For a more detailed look at the implementation of on-device profiling, please refer to the CoreMLProfiler.swift file in the CLIP-Finder GitHub repository.
The ModelProfiler also allows for comparing performance under different power modes. Below are two screenshots showing profiling results with power saving mode on and off:
As we can see from these results, the power saving mode significantly impacts the performance of the models, especially when using the CPU. The ANE (Apple Neural Engine) seems less affected, showcasing its efficiency even in power-constrained scenarios. This demonstrates the importance of considering different power modes when optimizing Core ML models for real-world usage.
Profiling Results of the MobileCLIP Model on M1 Architecture
Using the CoreMLProfiler tool, we conducted a comprehensive analysis of the MobileCLIP model on Apple's M1 architecture. MobileCLIP, developed by Apple, is a lightweight version of the CLIP (Contrastive Language-Image Pre-training) model, designed for efficient multimodal learning on mobile devices. For more information about MobileCLIP, you can refer to the MobileCLIP paper and the official GitHub repository.
The profiling results, available on the MobileCLIP Hugging Face page, provide insights into the performance characteristics of different MobileCLIP variants across various compute units. Here's a summary of the results:
Prediction Times Apple M1 | CPU + ANE | CPU + GPU | CPU Only |
---|---|---|---|
clip_image_s0 | 1.4ms | 7.4ms | 12.7ms |
clip_image_s1 | 2.1ms | 13.3ms | 21.8ms |
clip_image_s2 | 3.0ms | 19.0ms | 28.5ms |
clip_image_b | 12.4ms | 36.2ms | 38.1ms |
clip_text_s0 | 1.1ms | 4.1ms | 4.8ms |
clip_text_s1 | 2.0ms | 7.1ms | 9.5ms |
clip_text_s2 | 2.0ms | 7.1ms | 10ms |
clip_text_b | 2.0ms | 7.2ms | 9.8ms |
These results provide several interesting insights:
- ANE Performance: The Apple Neural Engine (ANE) significantly outperforms both CPU and GPU for all model variants, especially for image models.

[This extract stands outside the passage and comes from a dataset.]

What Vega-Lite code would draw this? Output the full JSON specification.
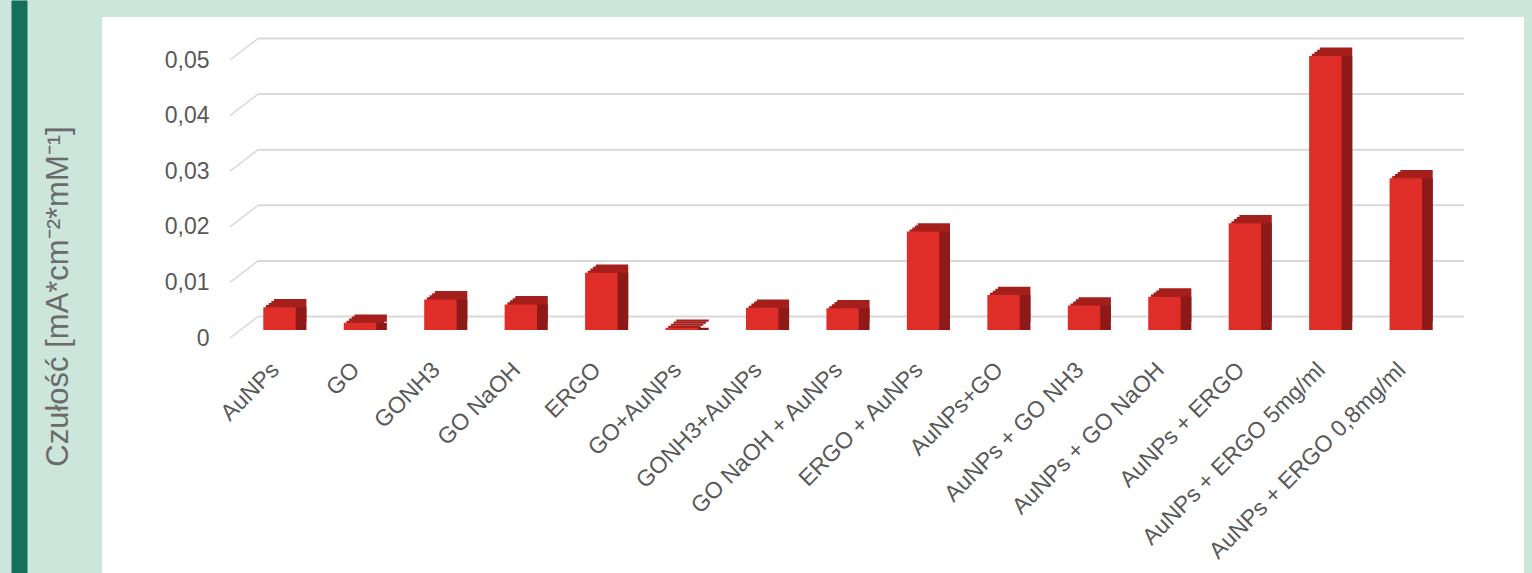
{
  "$schema": "https://vega.github.io/schema/vega-lite/v6.json",
  "width": 1422,
  "height": 556,
  "autosize": {"type": "none"},
  "padding": {"left": 102, "top": 17, "right": 8, "bottom": 0},
  "background": "#cce6db",
  "config": {"view": {"fill": "#ffffff", "stroke": null}, "font": "Liberation Sans"},
  "datasets": {
    "bars": [
      {"cat": "AuNPs", "v": 0.0041},
      {"cat": "GO", "v": 0.0013},
      {"cat": "GONH3", "v": 0.0055},
      {"cat": "GO NaOH", "v": 0.0046},
      {"cat": "ERGO", "v": 0.0103},
      {"cat": "GO+AuNPs", "v": 0.0004},
      {"cat": "GONH3+AuNPs", "v": 0.0040},
      {"cat": "GO NaOH + AuNPs", "v": 0.0039},
      {"cat": "ERGO + AuNPs", "v": 0.0177},
      {"cat": "AuNPs+GO", "v": 0.0063},
      {"cat": "AuNPs + GO NH3", "v": 0.0044},
      {"cat": "AuNPs + GO NaOH", "v": 0.0060},
      {"cat": "AuNPs + ERGO", "v": 0.0192},
      {"cat": "AuNPs + ERGO 5mg/ml", "v": 0.0493},
      {"cat": "AuNPs + ERGO 0,8mg/ml", "v": 0.0273}
    ],
    "grid": [{"v": 0}, {"v": 0.01}, {"v": 0.02}, {"v": 0.03}, {"v": 0.04}, {"v": 0.05}]
  },
  "resolve": {"axis": {"x": "independent", "y": "independent"}},
  "layer": [
    {
      "data": {"name": "grid"},
      "mark": {"type": "rule", "color": "#d9d9d9", "strokeWidth": 2, "xOffset": -21.5, "x2Offset": 58.2},
      "encoding": {
        "x": {"datum": "AuNPs", "type": "nominal",
          "axis": {"orient": "top", "offset": 17, "values": ["AuNPs"], "labels": false, "domain": false, "grid": false, "ticks": true, "tickColor": "#14705a", "tickWidth": 16, "tickSize": -600, "tickOffset": -260.5, "title": null}},
        "x2": {"datum": "AuNPs + ERGO 0,8mg/ml"},
        "y": {"field": "v", "type": "quantitative", "axis": null, "scale": {"domain": [-0.046133, 0.053867], "nice": false}}
      }
    },
    {
      "data": {"name": "grid"},
      "mark": {"type": "rule", "color": "#d9d9d9", "strokeWidth": 1.5, "xOffset": -49.5, "x2Offset": -21.5, "yOffset": 21.5, "y2Offset": 0},
      "encoding": {
        "x": {"datum": "AuNPs", "type": "nominal", "axis": null},
        "x2": {"datum": "AuNPs"},
        "y": {"field": "v", "type": "quantitative", "axis": null, "scale": {"domain": [-0.046133, 0.053867], "nice": false}},
        "y2": {"field": "v"}
      }
    },
    {
      "data": {"name": "bars"},
      "mark": {"type": "bar", "color": "#a51f1d", "xOffset": 10.7, "yOffset": 5.2, "y2Offset": 5.2},
      "encoding": {
        "x": {"field": "cat", "type": "nominal", "axis": null},
        "y": {"field": "v", "type": "quantitative", "axis": null, "scale": {"domain": [-0.046133, 0.053867], "nice": false}}
      }
    },
    {
      "data": {"name": "bars"},
      "mark": {"type": "bar", "color": "#a51f1d", "xOffset": 8.0, "yOffset": 7.3, "y2Offset": 7.3},
      "encoding": {
        "x": {"field": "cat", "type": "nominal", "axis": null},
        "y": {"field": "v", "type": "quantitative", "axis": null, "scale": {"domain": [-0.046133, 0.053867], "nice": false}}
      }
    },
    {
      "data": {"name": "bars"},
      "mark": {"type": "bar", "color": "#a51f1d", "xOffset": 5.35, "yOffset": 9.35, "y2Offset": 9.35},
      "encoding": {
        "x": {"field": "cat", "type": "nominal", "axis": null},
        "y": {"field": "v", "type": "quantitative", "axis": null, "scale": {"domain": [-0.046133, 0.053867], "nice": false}}
      }
    },
    {
      "data": {"name": "bars"},
      "mark": {"type": "bar", "color": "#a51f1d", "xOffset": 2.7, "yOffset": 11.4, "y2Offset": 11.4},
      "encoding": {
        "x": {"field": "cat", "type": "nominal", "axis": null},
        "y": {"field": "v", "type": "quantitative", "axis": null, "scale": {"domain": [-0.046133, 0.053867], "nice": false}}
      }
    },
    {
      "data": {"name": "bars"},
      "mark": {"type": "bar", "color": "#8d1a18", "xOffset": 10.7, "yOffset": 13.5, "y2Offset": 13.5},
      "encoding": {
        "x": {"field": "cat", "type": "nominal", "axis": null},
        "y": {"field": "v", "type": "quantitative", "axis": null, "scale": {"domain": [-0.046133, 0.053867], "nice": false}}
      }
    },
    {
      "data": {"name": "bars"},
      "mark": {"type": "bar", "color": "#df2d27", "yOffset": 13.5, "y2Offset": 13.5},
      "encoding": {
        "x": {
          "field": "cat", "type": "nominal",
          "scale": {
            "domain": ["AuNPs", "GO", "GONH3", "GO NaOH", "ERGO", "GO+AuNPs", "GONH3+AuNPs", "GO NaOH + AuNPs", "ERGO + AuNPs", "AuNPs+GO", "AuNPs + GO NH3", "AuNPs + GO NaOH", "AuNPs + ERGO", "AuNPs + ERGO 5mg/ml", "AuNPs + ERGO 0,8mg/ml"],
            "range": [161.3, 1320.0],
            "paddingInner": 0.597, "paddingOuter": 0, "align": 0.5, "round": false
          },
          "axis": {
            "orient": "bottom", "offset": -207, "labelAngle": -45, "labelAlign": "right", "labelBaseline": "middle",
            "labelPadding": 0, "ticks": false, "tickSize": 0, "domain": false, "grid": false,
            "labelFontSize": 23, "labelColor": "#595959", "labelFont": "Liberation Sans", "labelOffset": -4,
            "labelOverlap": false, "labelBound": false, "labelFlush": false, "labelLimit": 0, "title": null
          }
        },
        "y": {
          "field": "v", "type": "quantitative",
          "scale": {"domain": [-0.046133, 0.053867], "nice": false},
          "axis": {
            "values": [0, 0.01, 0.02, 0.03, 0.04, 0.05],
            "labelExpr": "datum.value == 0 ? '0' : replace(format(datum.value, '.2f'), '.', ',')",
            "grid": false, "ticks": false, "tickSize": 0, "domain": false,
            "labelPadding": -107, "labelOffset": 21.5, "labelAlign": "right", "labelBaseline": "middle",
            "labelFontSize": 23, "labelColor": "#595959", "labelFont": "Liberation Sans",
            "labelBound": false, "labelOverlap": false, "labelFlush": false,
            "title": "Czułość [mA*cm⁻²*mM⁻¹]",
            "titleFont": "Liberation Sans", "titleFontSize": 31, "titleFontWeight": "normal", "titleColor": "#6b6b6b",
            "titleX": -44, "titleY": 279, "titleAngle": 270, "titleAlign": "center", "titleBaseline": "middle"
          }
        }
      }
    }
  ]
}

- Scaling Efficiency: As the model size increases (from S0 to B), the performance gap between ANE and CPU/GPU widens, highlighting the ANE's efficiency for larger models.
- Text vs. Image Models: Text models generally show less variation across compute units compared to image models, suggesting they might be less compute-intensive or more optimized for CPU execution.
- CPU vs. GPU: For smaller models, CPU performance is comparable to GPU performance, but for larger models (especially image models), GPU starts to show an advantage over CPU-only execution.
These profiling results are crucial for developers looking to optimize their Core ML model deployment strategy. They highlight the importance of leveraging the ANE when available, especially for larger and more complex models.
Conclusions
Profiling Core ML models is an essential step in developing efficient and performant machine learning applications for Apple devices. Through this article, we've explored:
- The design and implementation of a dedicated Core ML profiling tool
- Techniques for on-device, real-time profiling of Core ML models
- Practical profiling results for the MobileCLIP model across different Apple Silicon compute units
Key takeaways include:
- The importance of comprehensive profiling across different compute units (CPU, GPU, ANE)
- The significant performance benefits offered by the Apple Neural Engine, especially for larger models
- The value of custom profiling tools in gaining deeper insights into model performance
- The need for tailored optimization strategies based on model architecture and target hardware
As Apple continues to advance its machine learning hardware and software ecosystem, staying informed about profiling techniques and performance characteristics will be crucial for developers aiming to create cutting-edge AI applications on Apple platforms.